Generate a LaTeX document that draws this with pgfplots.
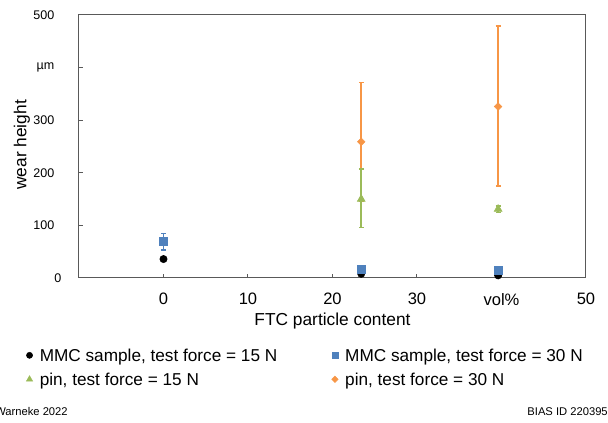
\documentclass[border=0pt]{standalone}
\usepackage{fontspec}
\setmainfont{Liberation Sans}
\usepackage{pgfplots}
\usepackage{pgfplotstable}
\pgfplotsset{compat=1.18}
\definecolor{cblue}{HTML}{4F81BD}
\definecolor{cgreen}{HTML}{9BBB59}
\definecolor{corange}{HTML}{F79646}
\definecolor{caxis}{HTML}{595959}

\pgfplotstableread{
x y ep em
0 36 0 0
23.4 8 0 0
39.6 5 0 0
}\mmcA
\pgfplotstableread{
x y ep em
0 69 16 16
23.4 17 3 3
39.6 14 2 2
}\mmcB
\pgfplotstableread{
x y ep em
23.4 150 57 54
39.6 131 6 6
}\pinA
\pgfplotstableread{
x y ep em
23.4 259 113 113
39.6 326 153 151
}\pinB

\begin{document}
\begin{tikzpicture}
\useasboundingbox (0,0) rectangle (456pt,317.25pt);
\begin{axis}[
  at={(59.25pt,108.75pt)}, anchor=south west,
  scale only axis, width=380.25pt, height=197.25pt,
  xmin=-10, xmax=50, ymin=0, ymax=500,
  xtick={0,10,20,30,40,50},
  xticklabels={0,10,20,30,vol\%,50},
  ytick={0,100,200,300,400,500},
  yticklabels={\makebox[0pt][l]{0},100,200,300,µm,500},
  tick pos=left, tick align=inside, major tick length=3pt,
  axis line style={caxis, line width=0.75pt},
  tick style={caxis, line width=0.75pt},
  xticklabel style={font=\fontsize{12.4}{14}\selectfont, yshift=-7.9pt},
  yticklabel style={font=\fontsize{9.4}{11}\selectfont, xshift=-15pt},
  xlabel={FTC particle content},
  ylabel={wear height},
  every axis x label/.style={at={(axis description cs:0.5,-0.1635)}, anchor=center, font=\fontsize{13}{15}\selectfont},
  every axis y label/.style={at={(axis description cs:-0.1125,0.506)}, anchor=center, rotate=90, font=\fontsize{13}{15}\selectfont},
  clip=false,
  legend columns=2,
  legend style={at={(axis description cs:-0.1065,-0.2677)}, anchor=north west,
    draw=none, fill=none, inner sep=0pt, font=\fontsize{12.9}{15}\selectfont,
    row sep=5.5pt,
    nodes={inner sep=0pt, text height=9.5pt, text depth=3pt, anchor=base west},
    /tikz/every odd column/.style={column sep=4.5pt},
    /tikz/every even column/.style={column sep=40pt}},
  legend image code/.code={\path (0pt,0pt) (6pt,0pt); \draw[#1] plot coordinates {(3pt,4.5pt)};},
  err/.style={error bars/.cd, y dir=both, y explicit, error mark=-,
    error mark options={rotate=90, #1, mark size=1.8pt, line width=1.1pt},
    error bar style={#1, line width=1.1pt}},
]
\addplot[only marks, mark=*, black, mark size=2.75pt, forget plot, err=black]
  table[x=x, y=y, y error plus=ep, y error minus=em] {\mmcA};
\addplot[only marks, mark=square*, cblue, mark size=3pt, forget plot, err=cblue]
  table[x=x, y=y, y error plus=ep, y error minus=em] {\mmcB};
\addplot[only marks, mark=square*, mark options={rotate=45}, corange, mark size=2pt, forget plot, err=corange]
  table[x=x, y=y, y error plus=ep, y error minus=em] {\pinB};
\addplot[only marks, mark=triangle*, cgreen, mark size=3.4pt, forget plot, err=cgreen]
  table[x=x, y=y, y error plus=ep, y error minus=em] {\pinA};

\addlegendimage{only marks, mark=*, black, mark size=2.3pt}
\addlegendentry{MMC sample, test force = 15 N}
\addlegendimage{only marks, mark=square*, cblue, mark size=2.3pt}
\addlegendentry{MMC sample, test force = 30 N}
\addlegendimage{only marks, mark=triangle*, cgreen, mark size=2.7pt}
\addlegendentry{pin, test force = 15 N}
\addlegendimage{only marks, mark=square*, mark options={rotate=45}, corange, mark size=1.7pt}
\addlegendentry{pin, test force = 30 N}
\end{axis}
\node[anchor=base west, inner sep=0pt, font=\fontsize{8.4}{10}\selectfont] at (-3.75pt,5.25pt) {Warneke 2022};
\node[anchor=base east, inner sep=0pt, font=\fontsize{8.4}{10}\selectfont] at (456pt,5.25pt) {BIAS ID 220395};
\end{tikzpicture}
\end{document}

□ □ □ □ □ □ □

§ **Exercise requirements**
Restate the entire listing word for word, excluding pictures.

§ **Expected output**
Generate a LaTeX document that draws this with pgfplots.
\documentclass[border=0pt]{standalone}
\usepackage{fontspec}
\setmainfont{Liberation Sans}
\usepackage{pgfplots}
\usepackage{pgfplotstable}
\pgfplotsset{compat=1.18}
\definecolor{cblue}{HTML}{4F81BD}
\definecolor{cgreen}{HTML}{9BBB59}
\definecolor{corange}{HTML}{F79646}
\definecolor{caxis}{HTML}{595959}

\pgfplotstableread{
x y ep em
0 36 0 0
23.4 8 0 0
39.6 5 0 0
}\mmcA
\pgfplotstableread{
x y ep em
0 69 16 16
23.4 17 3 3
39.6 14 2 2
}\mmcB
\pgfplotstableread{
x y ep em
23.4 150 57 54
39.6 131 6 6
}\pinA
\pgfplotstableread{
x y ep em
23.4 259 113 113
39.6 326 153 151
}\pinB

\begin{document}
\begin{tikzpicture}
\useasboundingbox (0,0) rectangle (456pt,317.25pt);
\begin{axis}[
  at={(59.25pt,108.75pt)}, anchor=south west,
  scale only axis, width=380.25pt, height=197.25pt,
  xmin=-10, xmax=50, ymin=0, ymax=500,
  xtick={0,10,20,30,40,50},
  xticklabels={0,10,20,30,vol\%,50},
  ytick={0,100,200,300,400,500},
  yticklabels={\makebox[0pt][l]{0},100,200,300,µm,500},
  tick pos=left, tick align=inside, major tick length=3pt,
  axis line style={caxis, line width=0.75pt},
  tick style={caxis, line width=0.75pt},
  xticklabel style={font=\fontsize{12.4}{14}\selectfont, yshift=-7.9pt},
  yticklabel style={font=\fontsize{9.4}{11}\selectfont, xshift=-15pt},
  xlabel={FTC particle content},
  ylabel={wear height},
  every axis x label/.style={at={(axis description cs:0.5,-0.1635)}, anchor=center, font=\fontsize{13}{15}\selectfont},
  every axis y label/.style={at={(axis description cs:-0.1125,0.506)}, anchor=center, rotate=90, font=\fontsize{13}{15}\selectfont},
  clip=false,
  legend columns=2,
  legend style={at={(axis description cs:-0.1065,-0.2677)}, anchor=north west,
    draw=none, fill=none, inner sep=0pt, font=\fontsize{12.9}{15}\selectfont,
    row sep=5.5pt,
    nodes={inner sep=0pt, text height=9.5pt, text depth=3pt, anchor=base west},
    /tikz/every odd column/.style={column sep=4.5pt},
    /tikz/every even column/.style={column sep=40pt}},
  legend image code/.code={\path (0pt,0pt) (6pt,0pt); \draw[#1] plot coordinates {(3pt,4.5pt)};},
  err/.style={error bars/.cd, y dir=both, y explicit, error mark=-,
    error mark options={rotate=90, #1, mark size=1.8pt, line width=1.1pt},
    error bar style={#1, line width=1.1pt}},
]
\addplot[only marks, mark=*, black, mark size=2.75pt, forget plot, err=black]
  table[x=x, y=y, y error plus=ep, y error minus=em] {\mmcA};
\addplot[only marks, mark=square*, cblue, mark size=3pt, forget plot, err=cblue]
  table[x=x, y=y, y error plus=ep, y error minus=em] {\mmcB};
\addplot[only marks, mark=square*, mark options={rotate=45}, corange, mark size=2pt, forget plot, err=corange]
  table[x=x, y=y, y error plus=ep, y error minus=em] {\pinB};
\addplot[only marks, mark=triangle*, cgreen, mark size=3.4pt, forget plot, err=cgreen]
  table[x=x, y=y, y error plus=ep, y error minus=em] {\pinA};

\addlegendimage{only marks, mark=*, black, mark size=2.3pt}
\addlegendentry{MMC sample, test force = 15 N}
\addlegendimage{only marks, mark=square*, cblue, mark size=2.3pt}
\addlegendentry{MMC sample, test force = 30 N}
\addlegendimage{only marks, mark=triangle*, cgreen, mark size=2.7pt}
\addlegendentry{pin, test force = 15 N}
\addlegendimage{only marks, mark=square*, mark options={rotate=45}, corange, mark size=1.7pt}
\addlegendentry{pin, test force = 30 N}
\end{axis}
\node[anchor=base west, inner sep=0pt, font=\fontsize{8.4}{10}\selectfont] at (-3.75pt,5.25pt) {Warneke 2022};
\node[anchor=base east, inner sep=0pt, font=\fontsize{8.4}{10}\selectfont] at (456pt,5.25pt) {BIAS ID 220395};
\end{tikzpicture}
\end{document}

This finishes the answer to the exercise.